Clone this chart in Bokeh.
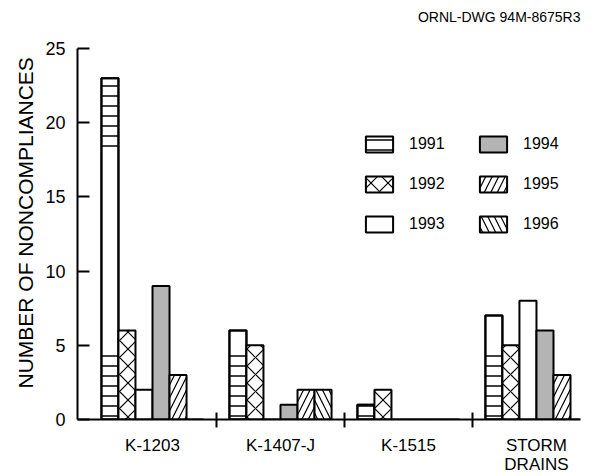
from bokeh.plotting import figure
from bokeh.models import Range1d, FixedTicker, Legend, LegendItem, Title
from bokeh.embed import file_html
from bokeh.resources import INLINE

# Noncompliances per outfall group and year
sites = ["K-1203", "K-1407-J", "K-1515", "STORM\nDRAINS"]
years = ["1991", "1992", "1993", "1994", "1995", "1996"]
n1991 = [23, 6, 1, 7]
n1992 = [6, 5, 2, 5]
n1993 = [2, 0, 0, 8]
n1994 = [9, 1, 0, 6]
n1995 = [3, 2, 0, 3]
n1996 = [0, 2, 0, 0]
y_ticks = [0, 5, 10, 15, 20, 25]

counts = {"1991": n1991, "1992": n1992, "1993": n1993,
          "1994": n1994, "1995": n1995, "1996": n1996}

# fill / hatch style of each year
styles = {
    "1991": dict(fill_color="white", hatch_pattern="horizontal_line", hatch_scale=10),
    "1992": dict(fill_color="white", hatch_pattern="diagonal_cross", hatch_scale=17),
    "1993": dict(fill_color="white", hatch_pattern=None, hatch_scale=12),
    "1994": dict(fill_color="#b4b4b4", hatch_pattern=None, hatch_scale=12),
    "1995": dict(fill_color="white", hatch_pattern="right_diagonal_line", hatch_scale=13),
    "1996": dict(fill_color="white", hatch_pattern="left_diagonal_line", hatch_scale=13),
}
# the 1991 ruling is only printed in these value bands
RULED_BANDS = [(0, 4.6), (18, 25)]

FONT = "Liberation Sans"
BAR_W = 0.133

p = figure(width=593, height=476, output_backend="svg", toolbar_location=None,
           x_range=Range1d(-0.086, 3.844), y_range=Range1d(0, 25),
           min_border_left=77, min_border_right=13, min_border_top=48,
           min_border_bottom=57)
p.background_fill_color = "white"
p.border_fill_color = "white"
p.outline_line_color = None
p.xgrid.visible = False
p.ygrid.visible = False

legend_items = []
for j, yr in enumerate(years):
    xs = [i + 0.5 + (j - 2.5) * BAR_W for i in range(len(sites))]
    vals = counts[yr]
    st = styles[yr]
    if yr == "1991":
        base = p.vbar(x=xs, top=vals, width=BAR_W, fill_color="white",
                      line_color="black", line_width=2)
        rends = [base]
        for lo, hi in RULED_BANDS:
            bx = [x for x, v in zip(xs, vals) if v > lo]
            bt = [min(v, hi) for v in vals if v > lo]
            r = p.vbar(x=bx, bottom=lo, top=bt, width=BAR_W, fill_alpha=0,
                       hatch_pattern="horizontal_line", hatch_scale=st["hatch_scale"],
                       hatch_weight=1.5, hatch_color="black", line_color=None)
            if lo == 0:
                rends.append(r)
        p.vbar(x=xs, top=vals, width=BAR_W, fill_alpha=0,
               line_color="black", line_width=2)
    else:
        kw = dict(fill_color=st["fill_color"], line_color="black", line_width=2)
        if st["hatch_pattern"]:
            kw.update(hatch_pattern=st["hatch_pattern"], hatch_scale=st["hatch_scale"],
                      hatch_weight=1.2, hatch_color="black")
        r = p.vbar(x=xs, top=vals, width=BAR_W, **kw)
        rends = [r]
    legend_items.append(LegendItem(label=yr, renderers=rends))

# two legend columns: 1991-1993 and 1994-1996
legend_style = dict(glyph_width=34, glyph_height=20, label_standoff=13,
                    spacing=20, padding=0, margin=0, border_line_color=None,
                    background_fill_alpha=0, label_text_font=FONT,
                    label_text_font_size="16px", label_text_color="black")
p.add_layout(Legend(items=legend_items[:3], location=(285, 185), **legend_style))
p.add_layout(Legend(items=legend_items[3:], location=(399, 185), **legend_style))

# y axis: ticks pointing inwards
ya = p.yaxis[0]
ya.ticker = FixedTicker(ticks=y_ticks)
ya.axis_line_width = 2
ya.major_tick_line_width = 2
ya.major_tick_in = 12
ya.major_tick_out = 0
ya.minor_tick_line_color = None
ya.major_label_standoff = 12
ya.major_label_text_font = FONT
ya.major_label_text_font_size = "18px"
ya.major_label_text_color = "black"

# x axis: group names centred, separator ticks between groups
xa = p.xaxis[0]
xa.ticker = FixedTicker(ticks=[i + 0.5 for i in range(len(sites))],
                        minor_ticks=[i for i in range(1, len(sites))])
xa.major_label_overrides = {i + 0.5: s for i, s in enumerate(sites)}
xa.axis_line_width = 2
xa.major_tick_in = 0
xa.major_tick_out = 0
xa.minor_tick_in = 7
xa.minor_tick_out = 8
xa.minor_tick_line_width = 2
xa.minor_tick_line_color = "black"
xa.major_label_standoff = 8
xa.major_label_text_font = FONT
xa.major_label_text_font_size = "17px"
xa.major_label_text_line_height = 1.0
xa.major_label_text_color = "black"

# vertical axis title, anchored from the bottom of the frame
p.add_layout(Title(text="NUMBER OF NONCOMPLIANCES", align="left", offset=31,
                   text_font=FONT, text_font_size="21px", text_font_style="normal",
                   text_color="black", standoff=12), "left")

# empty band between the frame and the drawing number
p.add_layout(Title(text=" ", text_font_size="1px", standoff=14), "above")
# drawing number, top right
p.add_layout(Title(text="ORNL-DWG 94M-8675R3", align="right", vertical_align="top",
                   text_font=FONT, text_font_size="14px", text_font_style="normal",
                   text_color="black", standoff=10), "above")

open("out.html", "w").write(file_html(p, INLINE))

• • • •

GIVEN INSTRUCTION ::
Transcribe the whole listing, character for character, but not its images.

OUTPUT FOR THIS TASK ::
Clone this chart in Bokeh.
from bokeh.plotting import figure
from bokeh.models import Range1d, FixedTicker, Legend, LegendItem, Title
from bokeh.embed import file_html
from bokeh.resources import INLINE

# Noncompliances per outfall group and year
sites = ["K-1203", "K-1407-J", "K-1515", "STORM\nDRAINS"]
years = ["1991", "1992", "1993", "1994", "1995", "1996"]
n1991 = [23, 6, 1, 7]
n1992 = [6, 5, 2, 5]
n1993 = [2, 0, 0, 8]
n1994 = [9, 1, 0, 6]
n1995 = [3, 2, 0, 3]
n1996 = [0, 2, 0, 0]
y_ticks = [0, 5, 10, 15, 20, 25]

counts = {"1991": n1991, "1992": n1992, "1993": n1993,
          "1994": n1994, "1995": n1995, "1996": n1996}

# fill / hatch style of each year
styles = {
    "1991": dict(fill_color="white", hatch_pattern="horizontal_line", hatch_scale=10),
    "1992": dict(fill_color="white", hatch_pattern="diagonal_cross", hatch_scale=17),
    "1993": dict(fill_color="white", hatch_pattern=None, hatch_scale=12),
    "1994": dict(fill_color="#b4b4b4", hatch_pattern=None, hatch_scale=12),
    "1995": dict(fill_color="white", hatch_pattern="right_diagonal_line", hatch_scale=13),
    "1996": dict(fill_color="white", hatch_pattern="left_diagonal_line", hatch_scale=13),
}
# the 1991 ruling is only printed in these value bands
RULED_BANDS = [(0, 4.6), (18, 25)]

FONT = "Liberation Sans"
BAR_W = 0.133

p = figure(width=593, height=476, output_backend="svg", toolbar_location=None,
           x_range=Range1d(-0.086, 3.844), y_range=Range1d(0, 25),
           min_border_left=77, min_border_right=13, min_border_top=48,
           min_border_bottom=57)
p.background_fill_color = "white"
p.border_fill_color = "white"
p.outline_line_color = None
p.xgrid.visible = False
p.ygrid.visible = False

legend_items = []
for j, yr in enumerate(years):
    xs = [i + 0.5 + (j - 2.5) * BAR_W for i in range(len(sites))]
    vals = counts[yr]
    st = styles[yr]
    if yr == "1991":
        base = p.vbar(x=xs, top=vals, width=BAR_W, fill_color="white",
                      line_color="black", line_width=2)
        rends = [base]
        for lo, hi in RULED_BANDS:
            bx = [x for x, v in zip(xs, vals) if v > lo]
            bt = [min(v, hi) for v in vals if v > lo]
            r = p.vbar(x=bx, bottom=lo, top=bt, width=BAR_W, fill_alpha=0,
                       hatch_pattern="horizontal_line", hatch_scale=st["hatch_scale"],
                       hatch_weight=1.5, hatch_color="black", line_color=None)
            if lo == 0:
                rends.append(r)
        p.vbar(x=xs, top=vals, width=BAR_W, fill_alpha=0,
               line_color="black", line_width=2)
    else:
        kw = dict(fill_color=st["fill_color"], line_color="black", line_width=2)
        if st["hatch_pattern"]:
            kw.update(hatch_pattern=st["hatch_pattern"], hatch_scale=st["hatch_scale"],
                      hatch_weight=1.2, hatch_color="black")
        r = p.vbar(x=xs, top=vals, width=BAR_W, **kw)
        rends = [r]
    legend_items.append(LegendItem(label=yr, renderers=rends))

# two legend columns: 1991-1993 and 1994-1996
legend_style = dict(glyph_width=34, glyph_height=20, label_standoff=13,
                    spacing=20, padding=0, margin=0, border_line_color=None,
                    background_fill_alpha=0, label_text_font=FONT,
                    label_text_font_size="16px", label_text_color="black")
p.add_layout(Legend(items=legend_items[:3], location=(285, 185), **legend_style))
p.add_layout(Legend(items=legend_items[3:], location=(399, 185), **legend_style))

# y axis: ticks pointing inwards
ya = p.yaxis[0]
ya.ticker = FixedTicker(ticks=y_ticks)
ya.axis_line_width = 2
ya.major_tick_line_width = 2
ya.major_tick_in = 12
ya.major_tick_out = 0
ya.minor_tick_line_color = None
ya.major_label_standoff = 12
ya.major_label_text_font = FONT
ya.major_label_text_font_size = "18px"
ya.major_label_text_color = "black"

# x axis: group names centred, separator ticks between groups
xa = p.xaxis[0]
xa.ticker = FixedTicker(ticks=[i + 0.5 for i in range(len(sites))],
                        minor_ticks=[i for i in range(1, len(sites))])
xa.major_label_overrides = {i + 0.5: s for i, s in enumerate(sites)}
xa.axis_line_width = 2
xa.major_tick_in = 0
xa.major_tick_out = 0
xa.minor_tick_in = 7
xa.minor_tick_out = 8
xa.minor_tick_line_width = 2
xa.minor_tick_line_color = "black"
xa.major_label_standoff = 8
xa.major_label_text_font = FONT
xa.major_label_text_font_size = "17px"
xa.major_label_text_line_height = 1.0
xa.major_label_text_color = "black"

# vertical axis title, anchored from the bottom of the frame
p.add_layout(Title(text="NUMBER OF NONCOMPLIANCES", align="left", offset=31,
                   text_font=FONT, text_font_size="21px", text_font_style="normal",
                   text_color="black", standoff=12), "left")

# empty band between the frame and the drawing number
p.add_layout(Title(text=" ", text_font_size="1px", standoff=14), "above")
# drawing number, top right
p.add_layout(Title(text="ORNL-DWG 94M-8675R3", align="right", vertical_align="top",
                   text_font=FONT, text_font_size="14px", text_font_style="normal",
                   text_color="black", standoff=10), "above")

open("out.html", "w").write(file_html(p, INLINE))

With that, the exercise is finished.